**Aim of the exercise**
From the listing below, restate word for word the lines from the line containing "What TikZ code" down through the line containing "line width=3pt, line". Exclude pictures.

**Supplied material**
============

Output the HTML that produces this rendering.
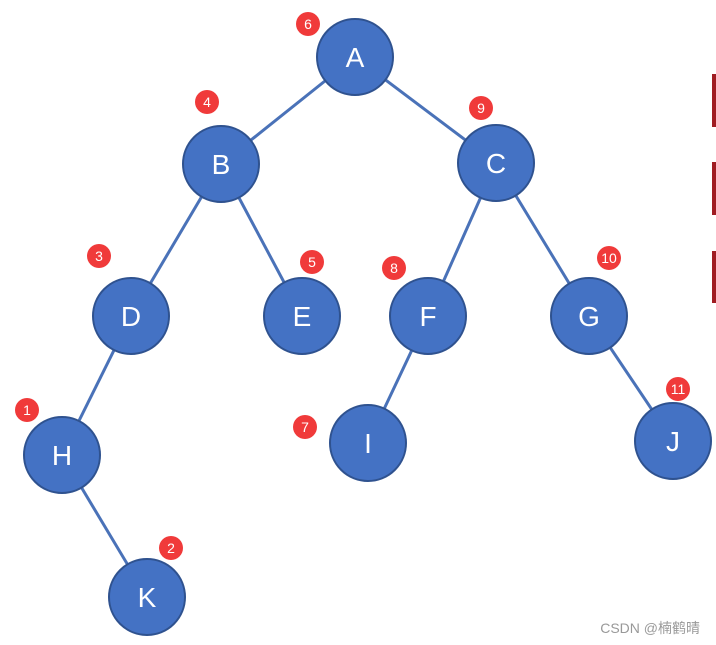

============

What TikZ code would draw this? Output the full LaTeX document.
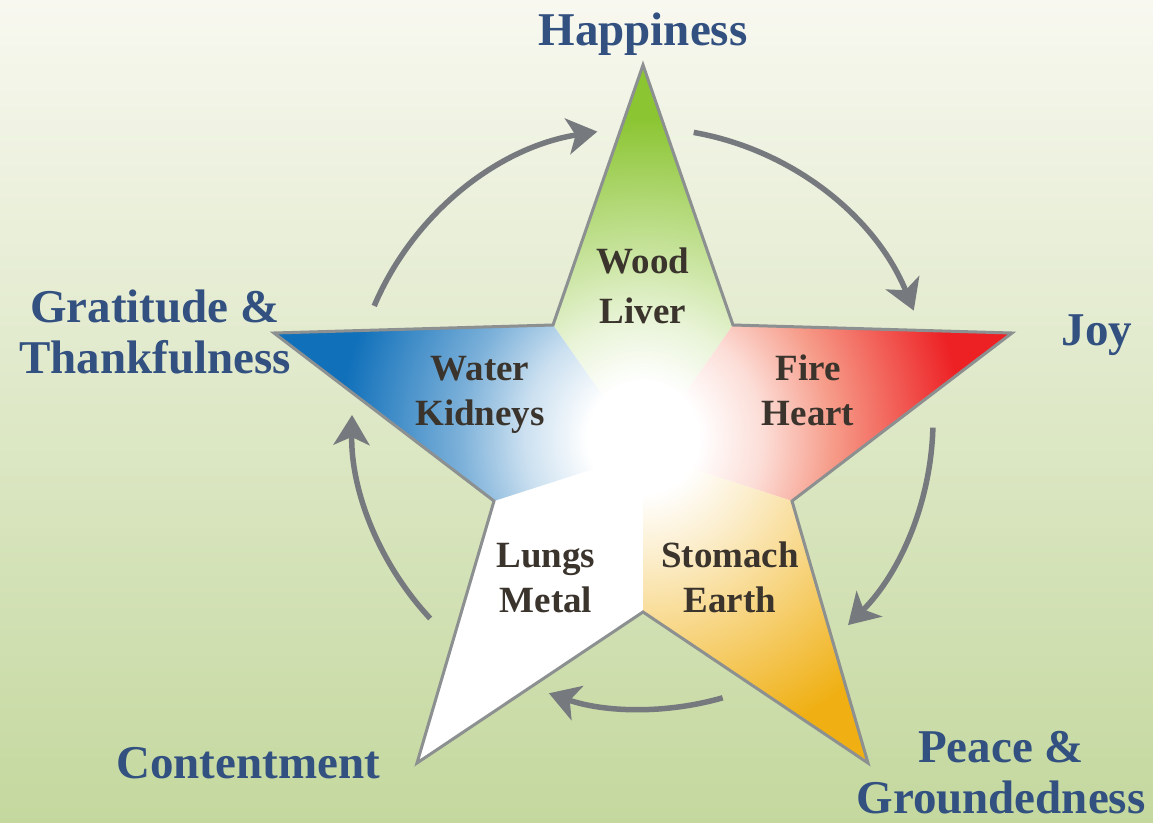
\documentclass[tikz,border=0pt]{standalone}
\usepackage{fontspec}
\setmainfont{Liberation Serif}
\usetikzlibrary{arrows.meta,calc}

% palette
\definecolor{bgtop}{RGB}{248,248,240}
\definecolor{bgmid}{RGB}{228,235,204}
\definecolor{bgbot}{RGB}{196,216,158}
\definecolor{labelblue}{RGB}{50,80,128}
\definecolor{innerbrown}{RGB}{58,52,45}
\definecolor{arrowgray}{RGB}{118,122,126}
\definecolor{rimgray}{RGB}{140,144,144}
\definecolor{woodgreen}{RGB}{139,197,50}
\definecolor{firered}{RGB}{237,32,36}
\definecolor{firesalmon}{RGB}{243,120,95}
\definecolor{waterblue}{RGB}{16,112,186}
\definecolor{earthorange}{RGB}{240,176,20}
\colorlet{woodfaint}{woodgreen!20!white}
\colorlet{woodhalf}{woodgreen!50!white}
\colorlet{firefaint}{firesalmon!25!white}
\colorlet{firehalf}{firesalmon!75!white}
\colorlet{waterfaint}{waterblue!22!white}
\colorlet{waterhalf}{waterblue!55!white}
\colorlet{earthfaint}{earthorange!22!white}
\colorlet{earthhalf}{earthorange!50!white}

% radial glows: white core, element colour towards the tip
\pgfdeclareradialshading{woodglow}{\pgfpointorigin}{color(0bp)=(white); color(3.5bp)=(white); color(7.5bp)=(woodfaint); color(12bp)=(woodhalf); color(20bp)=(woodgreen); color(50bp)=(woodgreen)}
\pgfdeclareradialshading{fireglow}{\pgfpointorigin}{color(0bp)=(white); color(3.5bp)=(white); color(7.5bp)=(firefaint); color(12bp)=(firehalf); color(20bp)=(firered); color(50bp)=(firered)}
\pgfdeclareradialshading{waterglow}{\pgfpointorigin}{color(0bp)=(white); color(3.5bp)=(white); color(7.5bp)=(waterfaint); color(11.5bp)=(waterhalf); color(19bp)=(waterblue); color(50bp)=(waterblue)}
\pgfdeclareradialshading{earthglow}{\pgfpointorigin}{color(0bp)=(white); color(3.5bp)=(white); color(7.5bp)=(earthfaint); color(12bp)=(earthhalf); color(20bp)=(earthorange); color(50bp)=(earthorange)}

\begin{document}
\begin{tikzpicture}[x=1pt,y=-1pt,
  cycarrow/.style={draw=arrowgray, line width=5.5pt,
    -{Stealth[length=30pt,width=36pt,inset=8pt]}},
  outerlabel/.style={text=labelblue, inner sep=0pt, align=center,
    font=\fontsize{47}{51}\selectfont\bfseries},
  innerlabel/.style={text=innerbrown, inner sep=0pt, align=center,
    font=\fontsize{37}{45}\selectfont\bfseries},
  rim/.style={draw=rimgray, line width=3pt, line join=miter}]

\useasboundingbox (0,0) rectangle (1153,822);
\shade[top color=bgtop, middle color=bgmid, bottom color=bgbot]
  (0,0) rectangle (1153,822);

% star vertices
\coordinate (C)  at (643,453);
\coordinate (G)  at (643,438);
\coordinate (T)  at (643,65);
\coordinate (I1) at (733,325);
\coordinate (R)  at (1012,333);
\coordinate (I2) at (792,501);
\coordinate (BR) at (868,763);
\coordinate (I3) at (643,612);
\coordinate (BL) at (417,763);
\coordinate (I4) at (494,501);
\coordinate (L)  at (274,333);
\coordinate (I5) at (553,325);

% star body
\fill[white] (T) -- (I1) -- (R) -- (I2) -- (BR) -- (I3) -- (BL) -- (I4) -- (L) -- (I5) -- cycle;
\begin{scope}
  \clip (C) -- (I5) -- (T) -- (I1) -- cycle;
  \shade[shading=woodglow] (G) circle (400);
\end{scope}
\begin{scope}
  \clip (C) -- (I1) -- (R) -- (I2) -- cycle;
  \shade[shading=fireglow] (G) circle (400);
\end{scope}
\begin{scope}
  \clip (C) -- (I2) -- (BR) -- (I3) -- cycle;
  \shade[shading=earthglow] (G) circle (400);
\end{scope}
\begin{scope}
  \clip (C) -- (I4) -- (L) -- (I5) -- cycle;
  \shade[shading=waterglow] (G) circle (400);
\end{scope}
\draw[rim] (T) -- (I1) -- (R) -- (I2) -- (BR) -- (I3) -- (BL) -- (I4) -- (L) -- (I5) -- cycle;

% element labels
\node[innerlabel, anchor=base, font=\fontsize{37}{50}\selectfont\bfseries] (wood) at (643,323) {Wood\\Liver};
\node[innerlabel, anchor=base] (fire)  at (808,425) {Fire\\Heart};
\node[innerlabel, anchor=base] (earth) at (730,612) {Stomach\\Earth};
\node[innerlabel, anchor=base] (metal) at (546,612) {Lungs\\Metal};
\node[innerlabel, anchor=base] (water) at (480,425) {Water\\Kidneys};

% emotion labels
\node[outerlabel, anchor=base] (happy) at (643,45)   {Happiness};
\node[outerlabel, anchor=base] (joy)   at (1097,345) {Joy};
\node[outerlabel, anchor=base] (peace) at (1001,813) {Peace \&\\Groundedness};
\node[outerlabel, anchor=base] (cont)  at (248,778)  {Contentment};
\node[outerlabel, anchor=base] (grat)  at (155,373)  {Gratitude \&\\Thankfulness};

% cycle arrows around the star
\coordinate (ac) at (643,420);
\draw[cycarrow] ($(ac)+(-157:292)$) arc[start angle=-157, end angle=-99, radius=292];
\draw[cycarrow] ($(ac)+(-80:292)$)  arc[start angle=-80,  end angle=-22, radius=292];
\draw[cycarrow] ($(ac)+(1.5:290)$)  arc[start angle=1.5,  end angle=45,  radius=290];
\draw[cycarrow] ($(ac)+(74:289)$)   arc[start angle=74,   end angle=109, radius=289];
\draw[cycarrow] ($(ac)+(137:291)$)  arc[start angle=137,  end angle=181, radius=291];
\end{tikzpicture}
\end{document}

============

**Output below**
What TikZ code would draw this? Output the full LaTeX document.
\documentclass[tikz,border=0pt]{standalone}
\usepackage{fontspec}
\setmainfont{Liberation Serif}
\usetikzlibrary{arrows.meta,calc}

% palette
\definecolor{bgtop}{RGB}{248,248,240}
\definecolor{bgmid}{RGB}{228,235,204}
\definecolor{bgbot}{RGB}{196,216,158}
\definecolor{labelblue}{RGB}{50,80,128}
\definecolor{innerbrown}{RGB}{58,52,45}
\definecolor{arrowgray}{RGB}{118,122,126}
\definecolor{rimgray}{RGB}{140,144,144}
\definecolor{woodgreen}{RGB}{139,197,50}
\definecolor{firered}{RGB}{237,32,36}
\definecolor{firesalmon}{RGB}{243,120,95}
\definecolor{waterblue}{RGB}{16,112,186}
\definecolor{earthorange}{RGB}{240,176,20}
\colorlet{woodfaint}{woodgreen!20!white}
\colorlet{woodhalf}{woodgreen!50!white}
\colorlet{firefaint}{firesalmon!25!white}
\colorlet{firehalf}{firesalmon!75!white}
\colorlet{waterfaint}{waterblue!22!white}
\colorlet{waterhalf}{waterblue!55!white}
\colorlet{earthfaint}{earthorange!22!white}
\colorlet{earthhalf}{earthorange!50!white}

% radial glows: white core, element colour towards the tip
\pgfdeclareradialshading{woodglow}{\pgfpointorigin}{color(0bp)=(white); color(3.5bp)=(white); color(7.5bp)=(woodfaint); color(12bp)=(woodhalf); color(20bp)=(woodgreen); color(50bp)=(woodgreen)}
\pgfdeclareradialshading{fireglow}{\pgfpointorigin}{color(0bp)=(white); color(3.5bp)=(white); color(7.5bp)=(firefaint); color(12bp)=(firehalf); color(20bp)=(firered); color(50bp)=(firered)}
\pgfdeclareradialshading{waterglow}{\pgfpointorigin}{color(0bp)=(white); color(3.5bp)=(white); color(7.5bp)=(waterfaint); color(11.5bp)=(waterhalf); color(19bp)=(waterblue); color(50bp)=(waterblue)}
\pgfdeclareradialshading{earthglow}{\pgfpointorigin}{color(0bp)=(white); color(3.5bp)=(white); color(7.5bp)=(earthfaint); color(12bp)=(earthhalf); color(20bp)=(earthorange); color(50bp)=(earthorange)}

\begin{document}
\begin{tikzpicture}[x=1pt,y=-1pt,
  cycarrow/.style={draw=arrowgray, line width=5.5pt,
    -{Stealth[length=30pt,width=36pt,inset=8pt]}},
  outerlabel/.style={text=labelblue, inner sep=0pt, align=center,
    font=\fontsize{47}{51}\selectfont\bfseries},
  innerlabel/.style={text=innerbrown, inner sep=0pt, align=center,
    font=\fontsize{37}{45}\selectfont\bfseries},
  rim/.style={draw=rimgray, line width=3pt, line join=miter}]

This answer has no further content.